Broome probably considered himself as injured, and there was, for some time, more than coldness between him and his employer. He always spoke of Pope as too much a lover of money; and Pope pursued him with avowed hostility; for he not only named him disrespectfully in the Dunciad, but quoted him more than once in the Bathos, as a proficient in the Art of Sinking; and in his enumeration of the different kinds of poets distinguished for the profound, he reckons Broome among “the parrots who repeat another’s words in such a hoarse odd tone as makes them seem their own.” I have been told that they were afterwards reconciled; but I am afraid their peace was without friendship.

He afterwards published a Miscellany of Poems, which is inserted, with corrections, in the late compilation.

He never rose to a very high dignity in the church. He was some time rector of Sturston, in Suffolk, where he married a wealthy widow; and afterwards, when the king visited Cambridge, 1728, became doctor of laws. He was, in August, 1728, presented by the crown to the rectory of Pulham, in Norfolk, which he held with Oakley Magna, in Suffolk, given him by the lord Cornwallis, to whom he was chaplain, and who added the vicarage of Eye, in Suffolk; he then resigned Pulham, and retained the other two.

Towards the close of his life he grew again poetical, and amused himself with translating Odes of Anacreon, which he published in the Gentleman’s Magazine, under the name of Chester.

He died at Bath, November 16,1745, and was buried in the abbey church.

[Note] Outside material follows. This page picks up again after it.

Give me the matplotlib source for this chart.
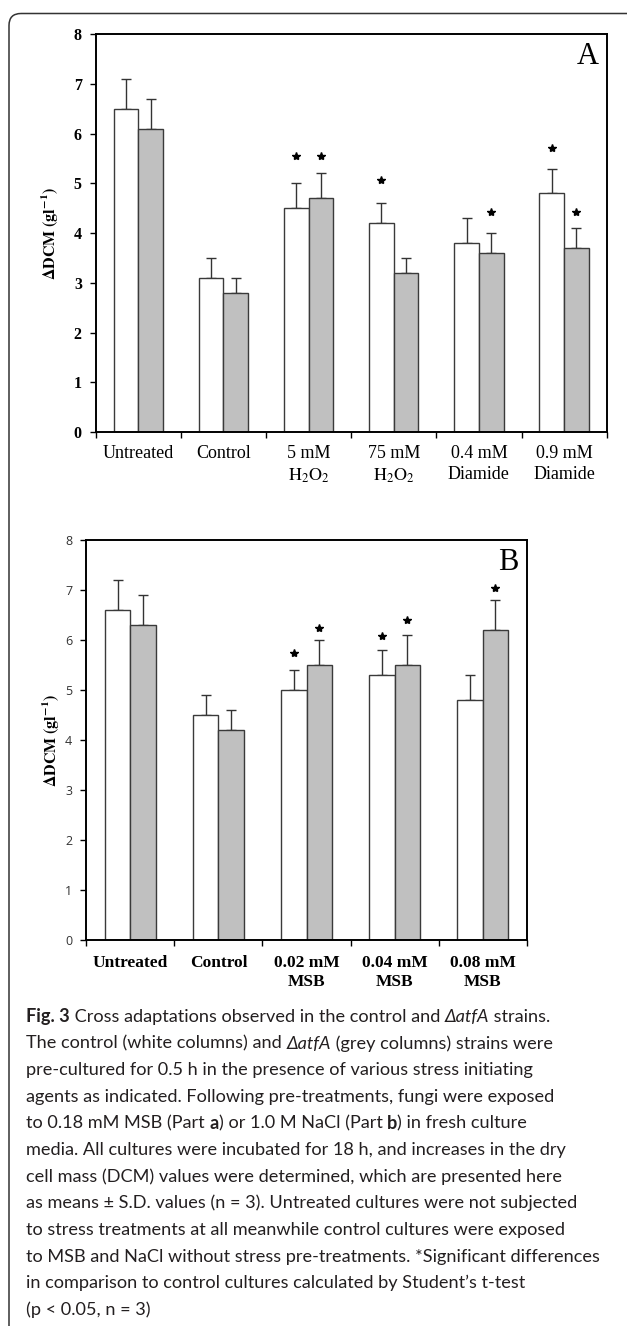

Of Broome, though it cannot be said that he was a great poet, it would be unjust to deny that he was an excellent versifier; his lines are smooth and sonorous, and his diction is select and elegant. His rhymes are sometimes unsuitable; in his Melancholy, he makes breath rhyme to birth in one place, and to earth in another. Those faults occur but seldom; and he had such power of words and numbers as fitted him for translation; but, in his original works, recollection seems to have been his business more than invention. His imitations are so apparent, that it is part of his reader’s employment to recall the verses of some former poet. Sometimes he copies the most popular writers, for he seems scarcely to endeavour at concealment; and sometimes he picks up fragments in obscure corners. His lines to Fenton,

Serene, the sting of pain thy thoughts beguile,
And make afflictions objects of a smile,

brought to my mind some lines on the death of queen Mary, written by Barnes, of whom I should not have expected to find an imitator;

But thou, O muse! whose sweet nepenthean tongue
Can charm the pangs of death with deathless song,
Canst stinging plagues with easy thoughts beguile,
Make pains and tortures objects of a smile.